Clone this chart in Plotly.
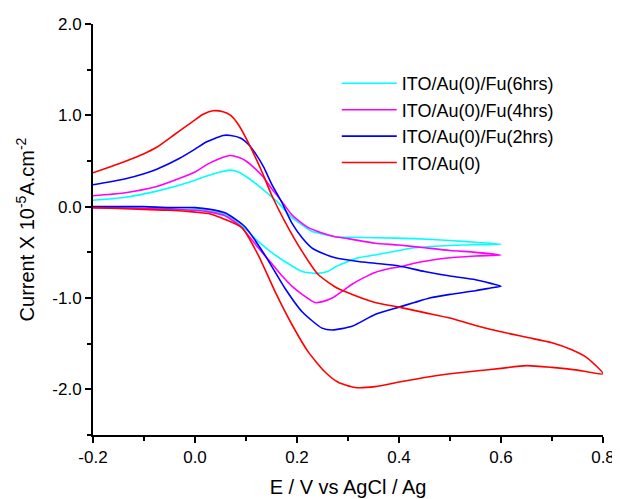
import plotly.graph_objects as go

# ITO/Au(0) (red)
red_x = [-0.2, -0.15, -0.1, -0.05, 0.0, 0.03, 0.059, 0.092, 0.124, 0.157, 0.19, 0.222, 0.255, 0.28, 0.314, 0.353, 0.4, 0.45, 0.5, 0.55, 0.6, 0.65, 0.7, 0.75, 0.8,
         0.77, 0.74, 0.7, 0.65, 0.6, 0.55, 0.5, 0.45, 0.4, 0.353, 0.294, 0.275, 0.241, 0.21, 0.176, 0.15, 0.133, 0.115, 0.1, 0.085, 0.07, 0.055, 0.035, 0.015, 0.0, -0.02, -0.04, -0.075, -0.1, -0.14, -0.17, -0.2]
red_y = [-0.01, -0.02, -0.03, -0.04, -0.06, -0.08, -0.14, -0.23, -0.53, -0.93, -1.29, -1.59, -1.81, -1.92, -1.98, -1.97, -1.92, -1.87, -1.83, -1.8, -1.77, -1.74, -1.76, -1.79, -1.83,
         -1.66, -1.57, -1.49, -1.43, -1.37, -1.3, -1.22, -1.16, -1.1, -1.05, -0.93, -0.88, -0.74, -0.49, -0.16, 0.13, 0.36, 0.58, 0.75, 0.9, 1.0, 1.04, 1.05, 1.01, 0.95, 0.87, 0.79, 0.65, 0.58, 0.49, 0.43, 0.37]

# ITO/Au(0)/Fu(2hrs) (blue)
blue_x = [-0.2, -0.15, -0.1, -0.05, 0.0, 0.03, 0.06, 0.098, 0.137, 0.176, 0.21, 0.249, 0.269, 0.308, 0.353, 0.4, 0.43, 0.46, 0.5, 0.55, 0.58, 0.6,
          0.58, 0.55, 0.5, 0.45, 0.4, 0.353, 0.32, 0.275, 0.25, 0.229, 0.21, 0.19, 0.17, 0.15, 0.135, 0.12, 0.105, 0.09, 0.07, 0.055, 0.04, 0.023, 0.0, -0.03, -0.075, -0.1, -0.14, -0.2]
blue_y = [0.0, 0.0, 0.0, -0.01, -0.01, -0.03, -0.07, -0.22, -0.53, -0.89, -1.15, -1.33, -1.35, -1.31, -1.18, -1.1, -1.05, -1.0, -0.96, -0.92, -0.89, -0.87,
          -0.84, -0.8, -0.76, -0.71, -0.65, -0.62, -0.6, -0.56, -0.51, -0.45, -0.34, -0.18, 0.05, 0.25, 0.43, 0.57, 0.68, 0.75, 0.78, 0.78, 0.75, 0.71, 0.63, 0.53, 0.41, 0.36, 0.30, 0.24]

# ITO/Au(0)/Fu(4hrs) (magenta)
mag_x = [-0.2, -0.1, 0.0, 0.03, 0.059, 0.09, 0.124, 0.15, 0.171, 0.19, 0.21, 0.235, 0.25, 0.269, 0.29, 0.308, 0.33, 0.353, 0.38, 0.4, 0.43, 0.46, 0.5, 0.55, 0.6,
         0.55, 0.5, 0.45, 0.4, 0.353, 0.3, 0.275, 0.245, 0.222, 0.2, 0.19, 0.175, 0.16, 0.15, 0.133, 0.115, 0.1, 0.085, 0.069, 0.05, 0.023, 0.0, -0.03, -0.075, -0.14, -0.2]
mag_y = [-0.01, -0.02, -0.04, -0.06, -0.1, -0.22, -0.45, -0.62, -0.76, -0.87, -0.96, -1.05, -1.04, -1.0, -0.92, -0.85, -0.78, -0.72, -0.68, -0.66, -0.62, -0.59, -0.56, -0.54, -0.53,
         -0.5, -0.48, -0.45, -0.42, -0.40, -0.35, -0.33, -0.28, -0.23, -0.14, -0.09, 0.02, 0.13, 0.2, 0.33, 0.43, 0.5, 0.54, 0.56, 0.53, 0.46, 0.38, 0.31, 0.22, 0.15, 0.12]

# ITO/Au(0)/Fu(6hrs) (cyan)
cyan_x = [-0.2, -0.1, 0.0, 0.03, 0.059, 0.09, 0.124, 0.15, 0.176, 0.21, 0.239, 0.26, 0.275, 0.3, 0.32, 0.353, 0.4, 0.43, 0.48, 0.525, 0.6,
          0.55, 0.5, 0.43, 0.353, 0.3, 0.275, 0.25, 0.229, 0.21, 0.19, 0.175, 0.16, 0.133, 0.115, 0.1, 0.085, 0.069, 0.05, 0.02, -0.01, -0.075, -0.14, -0.2]
cyan_y = [-0.01, -0.02, -0.03, -0.05, -0.08, -0.2, -0.38, -0.5, -0.6, -0.71, -0.73, -0.71, -0.66, -0.6, -0.56, -0.53, -0.48, -0.45, -0.43, -0.42, -0.41,
          -0.39, -0.37, -0.35, -0.34, -0.335, -0.33, -0.3, -0.27, -0.2, -0.12, -0.03, 0.06, 0.19, 0.27, 0.33, 0.38, 0.40, 0.38, 0.33, 0.27, 0.17, 0.10, 0.07]

names = ["ITO/Au(0)/Fu(6hrs)", "ITO/Au(0)/Fu(4hrs)", "ITO/Au(0)/Fu(2hrs)", "ITO/Au(0)"]
colors = ["#00FFFF", "#FF00FF", "#0000FF", "#FF0000"]
xs = [cyan_x, mag_x, blue_x, red_x]
ys = [cyan_y, mag_y, blue_y, red_y]

x_ticks = [-0.2, 0.0, 0.2, 0.4, 0.6, 0.8]
y_ticks = [-2.0, -1.0, 0.0, 1.0, 2.0]

fig = go.Figure()
for n, c, x, y in zip(names, colors, xs, ys):
    fig.add_trace(go.Scatter(x=x, y=y, mode="lines", name=n,
                             line=dict(color=c, width=1.6, shape="spline", smoothing=0.6)))

font = "Liberation Sans, Arial, sans-serif"
fig.update_layout(
    width=612, height=491,
    margin=dict(l=85, r=17, t=16, b=64),
    paper_bgcolor="white", plot_bgcolor="white",
    font=dict(family=font, size=17, color="black"),
    showlegend=True,
    legend=dict(x=0.478, y=0.9, xanchor="left", yanchor="top",
                bgcolor="rgba(0,0,0,0)", font=dict(size=18, family=font),
                tracegroupgap=0, itemwidth=55),
)
fig.update_xaxes(range=[-0.2, 0.8], tickvals=x_ticks, ticktext=[f"{v:.1f}" for v in x_ticks],
                 showline=True, linecolor="black", linewidth=2, mirror=False,
                 ticks="outside", ticklen=6, tickwidth=2, tickcolor="black",
                 minor=dict(dtick=0.1, tick0=-0.2, ticks="outside", ticklen=4, tickwidth=2, tickcolor="black"),
                 showgrid=False, zeroline=False, automargin=False,
                 title=dict(text="E / V vs AgCl / Ag", font=dict(size=20), standoff=14))
fig.update_yaxes(range=[-2.5, 2.0], tickvals=y_ticks, ticktext=[f"{v:.1f}" for v in y_ticks],
                 showline=True, linecolor="black", linewidth=2, mirror=False,
                 ticks="outside", ticklen=6, tickwidth=2, tickcolor="black",
                 minor=dict(dtick=0.5, tick0=-2.5, ticks="outside", ticklen=4, tickwidth=2, tickcolor="black"),
                 showgrid=False, zeroline=False, automargin=False,
                 title=dict(text="Current X 10<sup>-5</sup>A.cm<sup>-2</sup>", font=dict(size=20), standoff=12))

fig.write_html("out.html")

[PROBLEM]:
All of the data above should be quoted exactly, except for the pictures.

[ANSWER FOR THE TASK]:
Clone this chart in Plotly.
import plotly.graph_objects as go

# ITO/Au(0) (red)
red_x = [-0.2, -0.15, -0.1, -0.05, 0.0, 0.03, 0.059, 0.092, 0.124, 0.157, 0.19, 0.222, 0.255, 0.28, 0.314, 0.353, 0.4, 0.45, 0.5, 0.55, 0.6, 0.65, 0.7, 0.75, 0.8,
         0.77, 0.74, 0.7, 0.65, 0.6, 0.55, 0.5, 0.45, 0.4, 0.353, 0.294, 0.275, 0.241, 0.21, 0.176, 0.15, 0.133, 0.115, 0.1, 0.085, 0.07, 0.055, 0.035, 0.015, 0.0, -0.02, -0.04, -0.075, -0.1, -0.14, -0.17, -0.2]
red_y = [-0.01, -0.02, -0.03, -0.04, -0.06, -0.08, -0.14, -0.23, -0.53, -0.93, -1.29, -1.59, -1.81, -1.92, -1.98, -1.97, -1.92, -1.87, -1.83, -1.8, -1.77, -1.74, -1.76, -1.79, -1.83,
         -1.66, -1.57, -1.49, -1.43, -1.37, -1.3, -1.22, -1.16, -1.1, -1.05, -0.93, -0.88, -0.74, -0.49, -0.16, 0.13, 0.36, 0.58, 0.75, 0.9, 1.0, 1.04, 1.05, 1.01, 0.95, 0.87, 0.79, 0.65, 0.58, 0.49, 0.43, 0.37]

# ITO/Au(0)/Fu(2hrs) (blue)
blue_x = [-0.2, -0.15, -0.1, -0.05, 0.0, 0.03, 0.06, 0.098, 0.137, 0.176, 0.21, 0.249, 0.269, 0.308, 0.353, 0.4, 0.43, 0.46, 0.5, 0.55, 0.58, 0.6,
          0.58, 0.55, 0.5, 0.45, 0.4, 0.353, 0.32, 0.275, 0.25, 0.229, 0.21, 0.19, 0.17, 0.15, 0.135, 0.12, 0.105, 0.09, 0.07, 0.055, 0.04, 0.023, 0.0, -0.03, -0.075, -0.1, -0.14, -0.2]
blue_y = [0.0, 0.0, 0.0, -0.01, -0.01, -0.03, -0.07, -0.22, -0.53, -0.89, -1.15, -1.33, -1.35, -1.31, -1.18, -1.1, -1.05, -1.0, -0.96, -0.92, -0.89, -0.87,
          -0.84, -0.8, -0.76, -0.71, -0.65, -0.62, -0.6, -0.56, -0.51, -0.45, -0.34, -0.18, 0.05, 0.25, 0.43, 0.57, 0.68, 0.75, 0.78, 0.78, 0.75, 0.71, 0.63, 0.53, 0.41, 0.36, 0.30, 0.24]

# ITO/Au(0)/Fu(4hrs) (magenta)
mag_x = [-0.2, -0.1, 0.0, 0.03, 0.059, 0.09, 0.124, 0.15, 0.171, 0.19, 0.21, 0.235, 0.25, 0.269, 0.29, 0.308, 0.33, 0.353, 0.38, 0.4, 0.43, 0.46, 0.5, 0.55, 0.6,
         0.55, 0.5, 0.45, 0.4, 0.353, 0.3, 0.275, 0.245, 0.222, 0.2, 0.19, 0.175, 0.16, 0.15, 0.133, 0.115, 0.1, 0.085, 0.069, 0.05, 0.023, 0.0, -0.03, -0.075, -0.14, -0.2]
mag_y = [-0.01, -0.02, -0.04, -0.06, -0.1, -0.22, -0.45, -0.62, -0.76, -0.87, -0.96, -1.05, -1.04, -1.0, -0.92, -0.85, -0.78, -0.72, -0.68, -0.66, -0.62, -0.59, -0.56, -0.54, -0.53,
         -0.5, -0.48, -0.45, -0.42, -0.40, -0.35, -0.33, -0.28, -0.23, -0.14, -0.09, 0.02, 0.13, 0.2, 0.33, 0.43, 0.5, 0.54, 0.56, 0.53, 0.46, 0.38, 0.31, 0.22, 0.15, 0.12]

# ITO/Au(0)/Fu(6hrs) (cyan)
cyan_x = [-0.2, -0.1, 0.0, 0.03, 0.059, 0.09, 0.124, 0.15, 0.176, 0.21, 0.239, 0.26, 0.275, 0.3, 0.32, 0.353, 0.4, 0.43, 0.48, 0.525, 0.6,
          0.55, 0.5, 0.43, 0.353, 0.3, 0.275, 0.25, 0.229, 0.21, 0.19, 0.175, 0.16, 0.133, 0.115, 0.1, 0.085, 0.069, 0.05, 0.02, -0.01, -0.075, -0.14, -0.2]
cyan_y = [-0.01, -0.02, -0.03, -0.05, -0.08, -0.2, -0.38, -0.5, -0.6, -0.71, -0.73, -0.71, -0.66, -0.6, -0.56, -0.53, -0.48, -0.45, -0.43, -0.42, -0.41,
          -0.39, -0.37, -0.35, -0.34, -0.335, -0.33, -0.3, -0.27, -0.2, -0.12, -0.03, 0.06, 0.19, 0.27, 0.33, 0.38, 0.40, 0.38, 0.33, 0.27, 0.17, 0.10, 0.07]

names = ["ITO/Au(0)/Fu(6hrs)", "ITO/Au(0)/Fu(4hrs)", "ITO/Au(0)/Fu(2hrs)", "ITO/Au(0)"]
colors = ["#00FFFF", "#FF00FF", "#0000FF", "#FF0000"]
xs = [cyan_x, mag_x, blue_x, red_x]
ys = [cyan_y, mag_y, blue_y, red_y]

x_ticks = [-0.2, 0.0, 0.2, 0.4, 0.6, 0.8]
y_ticks = [-2.0, -1.0, 0.0, 1.0, 2.0]

fig = go.Figure()
for n, c, x, y in zip(names, colors, xs, ys):
    fig.add_trace(go.Scatter(x=x, y=y, mode="lines", name=n,
                             line=dict(color=c, width=1.6, shape="spline", smoothing=0.6)))

font = "Liberation Sans, Arial, sans-serif"
fig.update_layout(
    width=612, height=491,
    margin=dict(l=85, r=17, t=16, b=64),
    paper_bgcolor="white", plot_bgcolor="white",
    font=dict(family=font, size=17, color="black"),
    showlegend=True,
    legend=dict(x=0.478, y=0.9, xanchor="left", yanchor="top",
                bgcolor="rgba(0,0,0,0)", font=dict(size=18, family=font),
                tracegroupgap=0, itemwidth=55),
)
fig.update_xaxes(range=[-0.2, 0.8], tickvals=x_ticks, ticktext=[f"{v:.1f}" for v in x_ticks],
                 showline=True, linecolor="black", linewidth=2, mirror=False,
                 ticks="outside", ticklen=6, tickwidth=2, tickcolor="black",
                 minor=dict(dtick=0.1, tick0=-0.2, ticks="outside", ticklen=4, tickwidth=2, tickcolor="black"),
                 showgrid=False, zeroline=False, automargin=False,
                 title=dict(text="E / V vs AgCl / Ag", font=dict(size=20), standoff=14))
fig.update_yaxes(range=[-2.5, 2.0], tickvals=y_ticks, ticktext=[f"{v:.1f}" for v in y_ticks],
                 showline=True, linecolor="black", linewidth=2, mirror=False,
                 ticks="outside", ticklen=6, tickwidth=2, tickcolor="black",
                 minor=dict(dtick=0.5, tick0=-2.5, ticks="outside", ticklen=4, tickwidth=2, tickcolor="black"),
                 showgrid=False, zeroline=False, automargin=False,
                 title=dict(text="Current X 10<sup>-5</sup>A.cm<sup>-2</sup>", font=dict(size=20), standoff=12))

fig.write_html("out.html")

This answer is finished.